Y Tita ahí estaba también, sentada con sus impresionantes ojos verdes y el pelo negro como esas noches. Ahí sonreía y no había regaños ni reglas. Siempre me gustó su mirada en esos fines de semana porque notaba el inmenso a mor que siempre nos tuvo; y siempre me gustó ver a mis papás en Tepoztlán, porque me daba cuenta de lo enamorados que estaban, ahí juntos, en la fogata, viendo las estrellas, con abrazos largos y tiernos.

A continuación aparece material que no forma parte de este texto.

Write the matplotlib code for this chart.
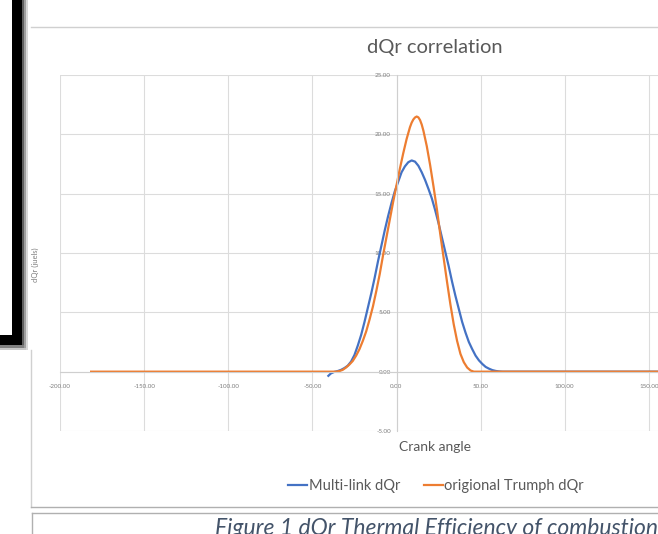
import matplotlib.pyplot as plt
from matplotlib.patches import Rectangle
from matplotlib.lines import Line2D

plt.rcParams['font.family'] = ['Lato', 'DejaVu Sans']

# crank angle (deg) and dQr (juels)
multi_x = [-40.5, -39, -37, -35, -33, -31, -29, -27, -25, -23, -21, -19, -17, -15,
           -13, -11, -9, -7, -5, -3, -1, 1, 3, 5, 7, 9, 11, 13, 15, 17, 19, 21,
           23, 25, 27, 29, 31, 33, 35, 37, 39, 41, 43, 45, 47, 49, 51, 53, 55,
           57, 59, 61, 63, 181.5]
multi_y = [-0.35, -0.15, -0.02, 0.05, 0.15, 0.3, 0.5, 0.85, 1.4, 2.2, 3.1, 4.2, 5.4, 6.6,
           7.9, 9.3, 10.6, 11.9, 13.1, 14.2, 15.2, 16.0, 16.8, 17.3, 17.65, 17.8, 17.7,
           17.35, 16.8, 16.15, 15.4, 14.6, 13.6, 12.5, 11.3, 10.1, 8.9, 7.6, 6.4, 5.3,
           4.2, 3.3, 2.5, 1.9, 1.35, 0.95, 0.65, 0.4, 0.25, 0.13, 0.06, 0.02, 0.0, 0.0]

orig_x = [-181.5, -36, -34, -32, -30, -28, -26, -24, -22, -20, -18, -16, -14, -12,
          -10, -8, -6, -4, -2, 0, 2, 4, 6, 8, 9, 10, 11, 12, 13, 14, 15, 16, 18,
          20, 22, 24, 26, 28, 30, 32, 34, 36, 38, 40, 42, 44, 46, 181.5]
orig_y = [0.0, 0.0, 0.05, 0.15, 0.35, 0.6, 0.9, 1.35, 1.9, 2.6, 3.4, 4.4, 5.5, 6.8,
          8.2, 9.8, 11.3, 12.8, 14.3, 15.7, 17.1, 18.4, 19.6, 20.6, 20.98, 21.25,
          21.42, 21.5, 21.43, 21.2, 20.82, 20.3, 19.0, 17.4, 15.6, 13.7, 11.6, 9.6,
          7.6, 5.7, 4.0, 2.6, 1.5, 0.8, 0.35, 0.1, 0.0, 0.0]

x_ticks = [-200, -150, -100, -50, 0, 50, 100, 150, 200]
y_ticks = [-5, 0, 5, 10, 15, 20, 25]

W, H = 658, 534
fig = plt.figure(figsize=(W / 100, H / 100), dpi=100)


def fx(px):
    return px / W


def fy(py):
    return 1 - py / H


def rect(x0, y0, x1, y1, color):
    fig.add_artist(Rectangle((fx(x0), fy(y1)), fx(x1) - fx(x0), fy(y0) - fy(y1),
                             transform=fig.transFigure, color=color, lw=0))


def hline(x0, x1, y, color='#d0d0d0', lw=1.0):
    fig.add_artist(Line2D([fx(x0), fx(x1)], [fy(y), fy(y)],
                          transform=fig.transFigure, color=color, lw=lw))


def vline(x, y0, y1, color='#d0d0d0', lw=1.0):
    fig.add_artist(Line2D([fx(x), fx(x)], [fy(y0), fy(y1)],
                          transform=fig.transFigure, color=color, lw=lw))


# black bracket on the left of the page, with its soft shadow
rect(22, 0, 24, 350, '#606060')
rect(24, 0, 26, 350, '#a0a0a0')
rect(26, 0, 28, 350, '#d8d8d8')
rect(0, 345, 24, 348, '#808080')
rect(0, 348, 26, 350, '#c8c8c8')
rect(12, 0, 22, 345, 'black')
rect(0, 335, 22, 345, 'black')

# chart border and caption box
hline(31, W, 27)
vline(30.7, 350, 507)
hline(30.7, W, 507, color='#b0b0b0')
hline(32.3, W, 513, color='#b0b0b0')
vline(32.3, 513, H, color='#b0b0b0')

ax = fig.add_axes([fx(60), fy(431), 673 / W, 356 / H])
ax.plot(multi_x, multi_y, color='#4472C4', lw=1.6, label='Multi-link dQr')
ax.plot(orig_x, orig_y, color='#ED7D31', lw=1.6, label='origional Trumph dQr')
ax.set_xlim(-200, 200)
ax.set_ylim(-5, 25)
ax.set_xticks(x_ticks)
ax.set_yticks(y_ticks)
ax.set_xticklabels([f'{v:.2f}' for v in x_ticks])
ax.set_yticklabels([f'{v:.2f}' for v in y_ticks])
ax.grid(True, color='#dcdcdc', lw=0.8)
ax.set_axisbelow(True)
for side in ['top', 'right']:
    ax.spines[side].set_visible(False)
ax.spines['left'].set_position(('data', 0))
ax.spines['bottom'].set_position(('data', 0))
ax.spines['left'].set_color('#cfcfcf')
ax.spines['bottom'].set_color('#cfcfcf')
ax.tick_params(length=0, labelsize=4.5, labelcolor='#7f7f7f')
ax.tick_params(axis='x', pad=9)
ax.tick_params(axis='y', pad=4)

fig.text(fx(435), fy(48), 'dQr correlation', fontsize=14.5, color='#595959',
         ha='center', va='center')
fig.text(fx(435), fy(447), 'Crank angle', fontsize=10, color='#595959',
         ha='center', va='center')
fig.text(fx(35), fy(265), 'dQr (juels)', fontsize=5.5, color='#7f7f7f',
         rotation=90, ha='center', va='center')

fig.legend(loc='center', bbox_to_anchor=(fx(436), fy(486)), ncol=2, frameon=False,
           fontsize=10.5, labelcolor='#595959', handlelength=1.3, handletextpad=0.1,
           columnspacing=1.6)

fig.text(fx(215), fy(518), 'Figure 1 dQr Thermal Efficiency of combustion',
         fontsize=16.5, color='#44546A', style='italic', ha='left', va='top')

fig.savefig('out.png', dpi=100)
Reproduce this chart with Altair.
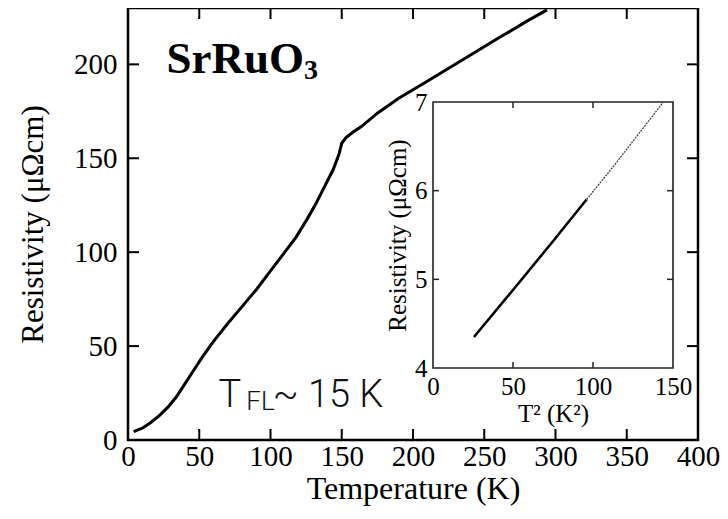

Por eso siempre me costaron trabajo los regresos a casa, porque Tita era otra y aunque yo sabía que el amor no se le acababa el fin de semana, me costaba trabajo entender su transformación. De lunes y viernes nuestra vida era ordenada, con muchas reglas a seguir y obligaciones qué cumplir, pero ahora que veo hacia atrás me doy cuenta de lo afortunados que éramos al tener Tepoztlán. Esos fines de semana me hacían entender que mi mamá era una mujer de contrastes y que no importaba que no me abrazara mucho, ahí me abrazaba con su mirada de campo en temporada de lluvia. Y así como desempacábamos la ropa de Tepoz, así mi madre desempacaba el aroma a hierbas que siempre la acompañaba, su sonrisa de río y su voz de rocío.